Steph Curry waves to the cheering crowd during the Golden State Warriors' victory parade down Broadway in Oakland, Calif. on June 19, 2015. (Photo by Balazs Gardi for MSNBC)
Steph Curry waves to the cheering crowd during the Golden State Warriors' victory parade down Broadway in Oakland, Calif. on June 19, 2015.

It was a sight unfamiliar to the city of Oakland: a parade of champions.

The Golden State Warriors completed an NBA-best 67-win dream season with a defeat of the LeBron James-led Cleveland Cavaliers in a hard-fought six-game championship series. The entire team wasn’t even alive when the Warriors last won an NBA championship title, back in 1975.

Crowds cheer during the Golden State Warriors' victory parade down Broadway in Oakland, Calif. on June 19, 2015.

That team, led by underhanded free-throw shooting sensation Rick Barry, predated Magic Johnson, Larry Bird, Michael Jordan, answering machines, the Internet and so much more.

After decades of disappointment, the Warriors’ fanbase is finally celebrating the fact that their team is indisputably the best in the world – buoyed by one of the best shooting backcourt’s in NBA history (Steph Curry and Clay Thompson) and a deep bench that includes Finals MVP Andre Iguodala. 

Warriors fans have distinguished themselves as some of the most passionate in basketball. Their home games at Oracle Arena boast sell-out crowds bathed in the team’s blue and gold colors. And outside the stadium, the heart of a city often touched by a history of violence and economic strife has been lifted as well – albeit temporarily.

"A winning franchise can not only uplift spirits people in the stands, it can have a strong effect on the overall outlook of an entire community,” wrote Warriors fan Donald Jackson in a column for Fansided. "Oakland has long embraced the image of being the outcast. The city that stands out and doesn’t conform to the normal rules and regulations. So embracing a team that went against traditional rules and strategies was part of its sports identity.”

Oakland Mayor Libby Schaaf and rap icon MC Hammer during the Golden State Warriors' victory parade down Broadway in Oakland, Calif. on June 19, 2015.

The city is young (its median age is only 36) and one of the most ethnically diverse in the nation. It's also, like most major cities, in need when it comes to providing resources to the impoverished and children.
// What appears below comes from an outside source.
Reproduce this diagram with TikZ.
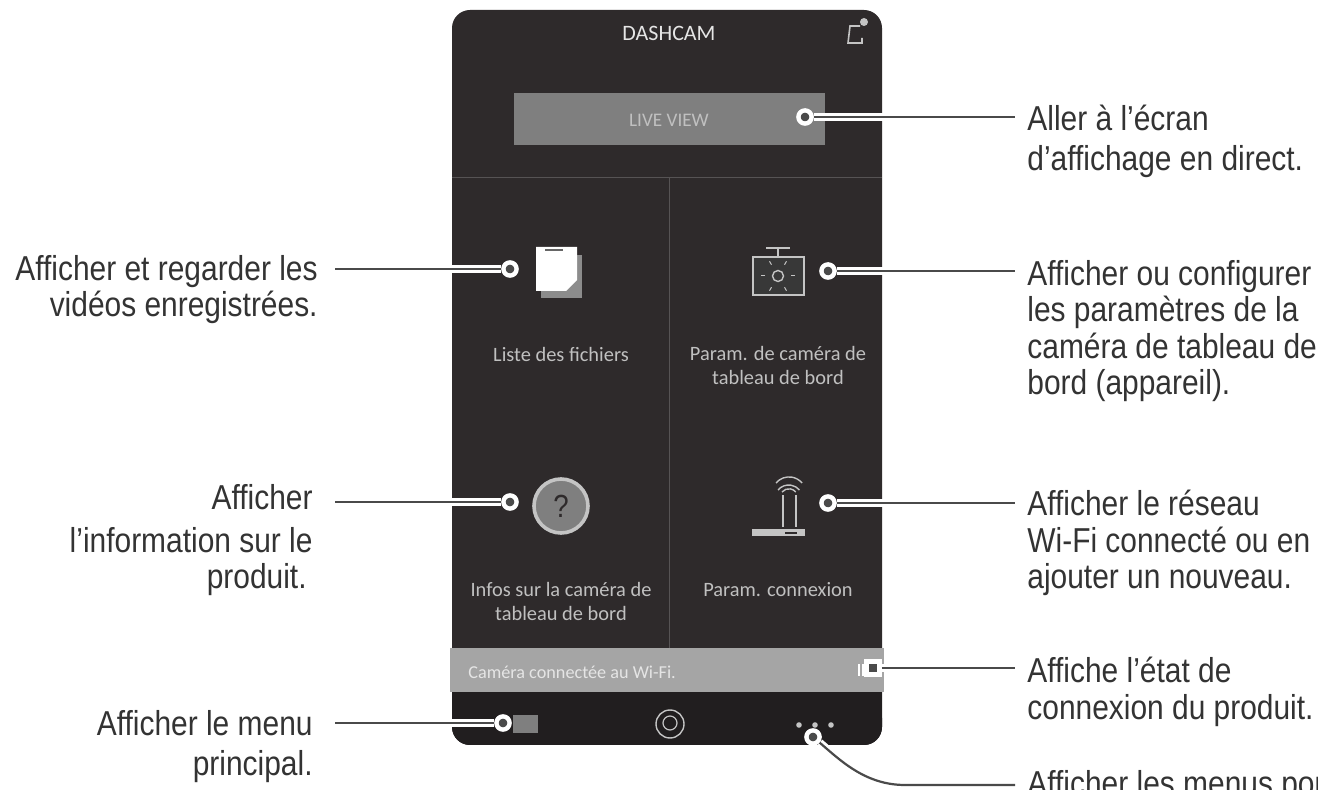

And the team has given back to the community through its Helping Hands program (which, among other things helped assemble care packages for troops overseas), their Read to Achieve program (which promotes literacy among Bay Area kids) and their Get Fit program (which promotes healthy eating and active living).

The Warriors’ positive personas and upstart success have made them a favorite of sports fans and if they can keep their talented roster together they appear poised to become basketball’s next great dynasty.